The shares of the company dropped 20 per cent in July after it announced a new profit warning, the third one in 8 months.
Consequently, it has prompted Asos to ask its suppliers for a 3 per cent discount on clothes and accessories it buys from them, as the company struggles to repair its finances.
The request to accept 3 per cent less price on clothes and accessories will help the company cut costs and improve its falling profitability.
The e-tailer is also looking at mitigating the cost of launching warehouses in the US and Germany, a ‘transformational investment’ for the business.

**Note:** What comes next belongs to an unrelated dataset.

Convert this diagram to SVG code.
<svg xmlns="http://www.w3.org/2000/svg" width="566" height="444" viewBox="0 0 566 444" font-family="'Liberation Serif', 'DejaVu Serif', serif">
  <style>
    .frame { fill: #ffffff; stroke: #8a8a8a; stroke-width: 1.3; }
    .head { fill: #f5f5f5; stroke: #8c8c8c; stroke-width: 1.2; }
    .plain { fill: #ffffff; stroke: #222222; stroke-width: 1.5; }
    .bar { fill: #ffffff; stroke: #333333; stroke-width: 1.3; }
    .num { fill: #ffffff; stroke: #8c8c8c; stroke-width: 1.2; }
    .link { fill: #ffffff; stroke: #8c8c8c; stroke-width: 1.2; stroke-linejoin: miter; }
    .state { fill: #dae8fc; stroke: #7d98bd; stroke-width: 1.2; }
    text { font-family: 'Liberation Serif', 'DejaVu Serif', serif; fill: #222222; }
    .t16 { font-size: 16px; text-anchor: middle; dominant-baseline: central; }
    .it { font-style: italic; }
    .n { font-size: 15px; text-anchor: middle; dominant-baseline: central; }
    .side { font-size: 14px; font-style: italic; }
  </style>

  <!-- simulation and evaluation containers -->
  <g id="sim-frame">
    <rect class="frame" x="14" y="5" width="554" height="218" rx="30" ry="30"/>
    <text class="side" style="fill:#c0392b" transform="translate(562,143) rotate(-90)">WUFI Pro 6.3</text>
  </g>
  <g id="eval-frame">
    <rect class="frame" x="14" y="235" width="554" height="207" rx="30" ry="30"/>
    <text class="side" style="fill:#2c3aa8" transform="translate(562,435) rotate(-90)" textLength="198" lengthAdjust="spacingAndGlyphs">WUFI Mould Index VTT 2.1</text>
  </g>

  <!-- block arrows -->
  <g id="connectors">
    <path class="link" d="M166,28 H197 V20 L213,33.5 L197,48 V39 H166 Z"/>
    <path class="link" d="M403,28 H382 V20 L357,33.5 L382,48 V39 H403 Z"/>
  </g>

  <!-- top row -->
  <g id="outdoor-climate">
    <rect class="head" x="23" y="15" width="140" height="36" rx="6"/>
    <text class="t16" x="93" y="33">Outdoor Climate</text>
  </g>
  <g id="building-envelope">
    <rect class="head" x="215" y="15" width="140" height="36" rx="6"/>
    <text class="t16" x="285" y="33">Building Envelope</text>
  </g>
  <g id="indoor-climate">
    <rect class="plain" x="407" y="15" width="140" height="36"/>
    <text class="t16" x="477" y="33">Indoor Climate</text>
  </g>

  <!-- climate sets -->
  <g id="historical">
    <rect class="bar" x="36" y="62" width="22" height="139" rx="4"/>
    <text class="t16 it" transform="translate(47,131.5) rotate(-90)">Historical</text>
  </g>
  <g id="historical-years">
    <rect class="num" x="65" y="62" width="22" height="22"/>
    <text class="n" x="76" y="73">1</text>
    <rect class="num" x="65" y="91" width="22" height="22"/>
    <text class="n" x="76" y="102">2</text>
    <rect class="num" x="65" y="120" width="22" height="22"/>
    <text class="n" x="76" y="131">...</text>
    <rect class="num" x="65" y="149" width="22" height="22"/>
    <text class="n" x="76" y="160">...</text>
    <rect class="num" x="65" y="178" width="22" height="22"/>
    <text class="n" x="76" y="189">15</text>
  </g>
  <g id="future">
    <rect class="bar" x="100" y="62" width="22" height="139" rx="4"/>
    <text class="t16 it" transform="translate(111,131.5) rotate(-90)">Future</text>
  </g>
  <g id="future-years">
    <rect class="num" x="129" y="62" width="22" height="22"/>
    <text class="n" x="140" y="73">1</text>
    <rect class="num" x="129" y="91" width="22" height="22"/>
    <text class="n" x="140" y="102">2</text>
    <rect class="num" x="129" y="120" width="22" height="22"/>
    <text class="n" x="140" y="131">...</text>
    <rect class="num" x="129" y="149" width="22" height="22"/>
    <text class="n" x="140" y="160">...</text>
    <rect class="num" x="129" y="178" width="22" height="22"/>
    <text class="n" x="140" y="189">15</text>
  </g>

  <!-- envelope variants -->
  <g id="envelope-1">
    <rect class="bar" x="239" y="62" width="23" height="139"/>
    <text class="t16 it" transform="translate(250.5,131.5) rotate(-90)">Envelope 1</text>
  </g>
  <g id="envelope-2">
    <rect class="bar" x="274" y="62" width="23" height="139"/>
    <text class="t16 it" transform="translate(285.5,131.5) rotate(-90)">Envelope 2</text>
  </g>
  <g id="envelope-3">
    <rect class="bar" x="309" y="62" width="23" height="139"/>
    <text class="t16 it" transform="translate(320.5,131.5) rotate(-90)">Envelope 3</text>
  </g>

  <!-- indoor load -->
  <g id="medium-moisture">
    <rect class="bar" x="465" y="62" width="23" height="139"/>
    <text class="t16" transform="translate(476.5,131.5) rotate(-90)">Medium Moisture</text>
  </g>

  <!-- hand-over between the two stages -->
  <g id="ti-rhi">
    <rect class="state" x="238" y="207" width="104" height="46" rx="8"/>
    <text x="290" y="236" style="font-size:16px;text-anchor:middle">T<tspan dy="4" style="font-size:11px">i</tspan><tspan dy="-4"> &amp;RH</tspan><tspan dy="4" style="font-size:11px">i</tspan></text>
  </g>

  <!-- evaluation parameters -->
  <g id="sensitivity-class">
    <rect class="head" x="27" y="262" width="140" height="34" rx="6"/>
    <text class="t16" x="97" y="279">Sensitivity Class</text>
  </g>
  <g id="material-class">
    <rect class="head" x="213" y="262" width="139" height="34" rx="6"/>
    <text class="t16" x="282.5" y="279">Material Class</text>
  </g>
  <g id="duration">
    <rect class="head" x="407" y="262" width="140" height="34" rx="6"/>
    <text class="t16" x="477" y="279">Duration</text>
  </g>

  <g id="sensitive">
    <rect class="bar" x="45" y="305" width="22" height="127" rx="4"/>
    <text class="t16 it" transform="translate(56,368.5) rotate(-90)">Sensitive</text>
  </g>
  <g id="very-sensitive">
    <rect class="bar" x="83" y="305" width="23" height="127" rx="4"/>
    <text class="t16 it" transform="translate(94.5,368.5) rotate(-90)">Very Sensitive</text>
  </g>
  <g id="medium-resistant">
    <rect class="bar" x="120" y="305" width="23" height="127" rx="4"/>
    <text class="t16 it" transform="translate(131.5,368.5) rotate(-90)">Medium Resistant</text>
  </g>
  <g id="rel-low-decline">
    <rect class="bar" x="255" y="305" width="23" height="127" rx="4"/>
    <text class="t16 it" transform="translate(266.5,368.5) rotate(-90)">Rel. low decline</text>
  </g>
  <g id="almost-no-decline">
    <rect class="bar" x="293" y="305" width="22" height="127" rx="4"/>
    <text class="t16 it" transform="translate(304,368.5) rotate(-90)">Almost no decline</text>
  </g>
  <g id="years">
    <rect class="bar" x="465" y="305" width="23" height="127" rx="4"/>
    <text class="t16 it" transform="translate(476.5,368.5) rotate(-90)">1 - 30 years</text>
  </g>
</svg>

More on the above, Nick Beighton, Chief Executive, Asos, said “The major overhaul of our infrastructure has been bumpier and has taken a lot longer than we originally anticipated. We acknowledge that this is a failure in execution.”
He said in July that the company expected to make profits of £30 million to £35 million this year as a result, far below analysts’ forecasts of £55 million and the profits of £102 million it reported in 2018.
Asos wrote a letter addressed to its suppliers, asking them for their cooperation. “We have recently reviewed the current status of our supplier arrangements, also taking into account the significant investments we have made over the last few years and will continue to make, to lay the foundations for future growth,” the letter said.
The letter also read “We have set our sights on becoming one of the few companies with truly global scale in the market and we are confident that we will achieve this.
Our future growth aspirations not only benefit us but also benefit you, our valued partner. We hope you will understand this necessary change and on behalf of Asos we would like to thank you for your continued support.”
Asos told suppliers that accepting lower prices would ‘fuel joint growth’ for both parties.